Data section
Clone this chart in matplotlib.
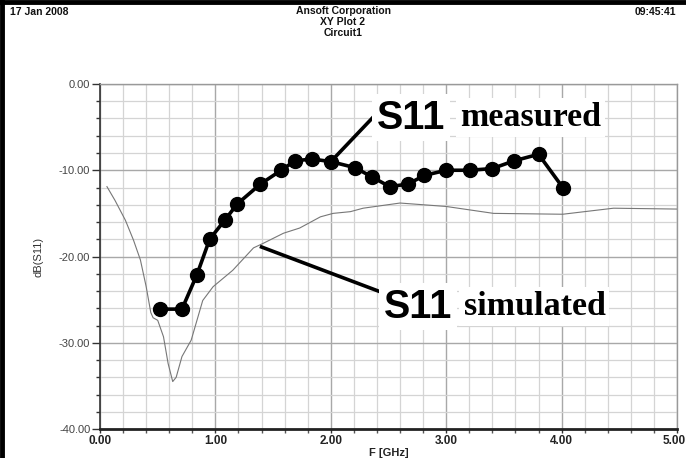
import numpy as np
import matplotlib.pyplot as plt
from matplotlib.lines import Line2D
from matplotlib.ticker import MultipleLocator

# measured S11 (dots)
f_meas = [0.52, 0.71, 0.84, 0.95, 1.08, 1.19, 1.39, 1.57, 1.69, 1.84, 2.00,
          2.21, 2.36, 2.51, 2.67, 2.81, 3.00, 3.21, 3.40, 3.59, 3.80, 4.01]
s11_meas = [-26.1, -26.1, -22.1, -18.0, -15.8, -13.9, -11.6, -10.0, -8.9, -8.7, -9.0,
            -9.7, -10.8, -11.9, -11.6, -10.6, -10.0, -10.0, -9.8, -8.9, -8.15, -12.0]

# simulated S11 (thin line)
f_sim = [0.06, 0.13, 0.22, 0.29, 0.35, 0.40, 0.44, 0.46, 0.50, 0.55, 0.59, 0.63,
         0.66, 0.71, 0.79, 0.89, 0.98, 1.15, 1.33, 1.41, 1.59, 1.73, 1.91, 2.02,
         2.17, 2.28, 2.60, 3.00, 3.41, 4.01, 4.45, 5.00]
s11_sim = [-11.9, -13.5, -15.8, -18.1, -20.4, -23.5, -26.5, -27.1, -27.4, -29.3, -32.4, -34.5,
           -34.0, -31.6, -29.7, -25.1, -23.5, -21.6, -19.0, -18.5, -17.3, -16.7, -15.4, -15.0,
           -14.8, -14.4, -13.8, -14.2, -15.0, -15.1, -14.4, -14.5]

yticks = [0, -10, -20, -30, -40]
xticks = [0, 1, 2, 3, 4, 5]

fig = plt.figure(figsize=(6.86, 4.58), dpi=100)
ax = fig.add_axes([0.1458, 0.0633, 0.8411, 0.7533])

ax.set_xlim(0, 5)
ax.set_ylim(-40, 0)

# grid
ax.xaxis.set_minor_locator(MultipleLocator(0.2))
ax.yaxis.set_minor_locator(MultipleLocator(2))
ax.set_xticks(xticks)
ax.set_yticks(yticks)
ax.grid(which='minor', color='#d4d4d4', linewidth=0.9)
ax.grid(which='major', color='#a8a8a8', linewidth=1.0)
ax.set_axisbelow(True)

xfont = dict(fontweight='bold', fontsize=8.5, family='Liberation Sans', color='#222222')
xlabs = ['%.2f' % v for v in xticks]
# last label is drawn by hand so that it stays inside the picture
ax.set_xticklabels(xlabs[:-1] + [''], **xfont)
ax.annotate(xlabs[-1], xy=(xticks[-1], 0), xycoords=('data', 'axes fraction'),
            xytext=(6, -4.6), textcoords='offset points', ha='right', va='top', **xfont)
ax.set_yticklabels(['%.2f' % v for v in yticks], fontsize=8,
                   family='Liberation Sans', color='#444444')
ax.tick_params(axis='y', which='major', length=6, width=1, color='#333333', pad=1)
ax.tick_params(axis='y', which='minor', length=3, width=1, color='#333333')
ax.tick_params(axis='x', which='major', length=3, width=1, color='#333333', pad=1)
ax.tick_params(axis='x', which='minor', length=3, width=1, color='#555555')

for s in ['top', 'right']:
    ax.spines[s].set_color('#999999')
    ax.spines[s].set_linewidth(1.0)
ax.spines['left'].set_color('#333333')
ax.spines['left'].set_linewidth(1.2)
ax.spines['bottom'].set_color('#222222')
ax.spines['bottom'].set_linewidth(2.0)

ax.set_ylabel('dB(S11)', fontsize=8, family='Liberation Sans', color='#333333', labelpad=11)
ax.set_xlabel('F [GHz]', fontsize=8, family='Liberation Sans', fontweight='bold',
              color='#222222', labelpad=1)

# curves
ax.plot(f_sim, s11_sim, color='#777777', linewidth=0.8)
ax.plot(f_meas, s11_meas, color='black', linewidth=2.6, marker='o', markersize=10)

# annotations
ax.plot([2.0, 2.37], [-9.0, -3.8], color='black', linewidth=2.6)
ax.plot([1.40, 2.45], [-18.9, -24.2], color='black', linewidth=2.6)

box = dict(boxstyle='square,pad=0.12', fc='white', ec='none')
ax.text(3.12, -3.9, 'measured', fontsize=24.5, fontweight='bold', family='Liberation Serif',
        va='center', ha='left', bbox=box)
ax.text(2.40, -3.9, 'S11', fontsize=28.5, fontweight='bold', family='Liberation Sans',
        va='center', ha='left', bbox=box)
ax.text(3.15, -25.8, 'simulated', fontsize=24.5, fontweight='bold', family='Liberation Serif',
        va='center', ha='left', bbox=box)
ax.text(2.46, -25.8, 'S11', fontsize=28.5, fontweight='bold', family='Liberation Sans',
        va='center', ha='left', bbox=box)

# header
hdr = dict(fontsize=7.5, fontweight='bold', family='Liberation Sans', color='#111111')
fig.text(10 / 686, 1 - 12 / 458, '17 Jan 2008', ha='left', va='center', **hdr)
fig.text(343 / 686, 1 - 11 / 458, 'Ansoft Corporation', ha='center', va='center', **hdr)
fig.text(343 / 686, 1 - 22 / 458, 'XY Plot 2', ha='center', va='center', **hdr)
fig.text(343 / 686, 1 - 33 / 458, 'Circuit1', ha='center', va='center', **hdr)
fig.text(676 / 686, 1 - 12 / 458, '09:45:41', ha='right', va='center', **hdr)

# outer frame (left and top edges)
fig.add_artist(Line2D([2 / 686, 2 / 686], [0, 1], color='black', linewidth=3.5,
                      transform=fig.transFigure))
fig.add_artist(Line2D([0, 1], [1 - 2 / 458, 1 - 2 / 458], color='black', linewidth=3.5,
                      transform=fig.transFigure))

fig.savefig('out.png', dpi=100)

Task prompt
Copy out all lines where the word "matplotlib" appears.

Response
Clone this chart in matplotlib.
import matplotlib.pyplot as plt
from matplotlib.lines import Line2D
from matplotlib.ticker import MultipleLocator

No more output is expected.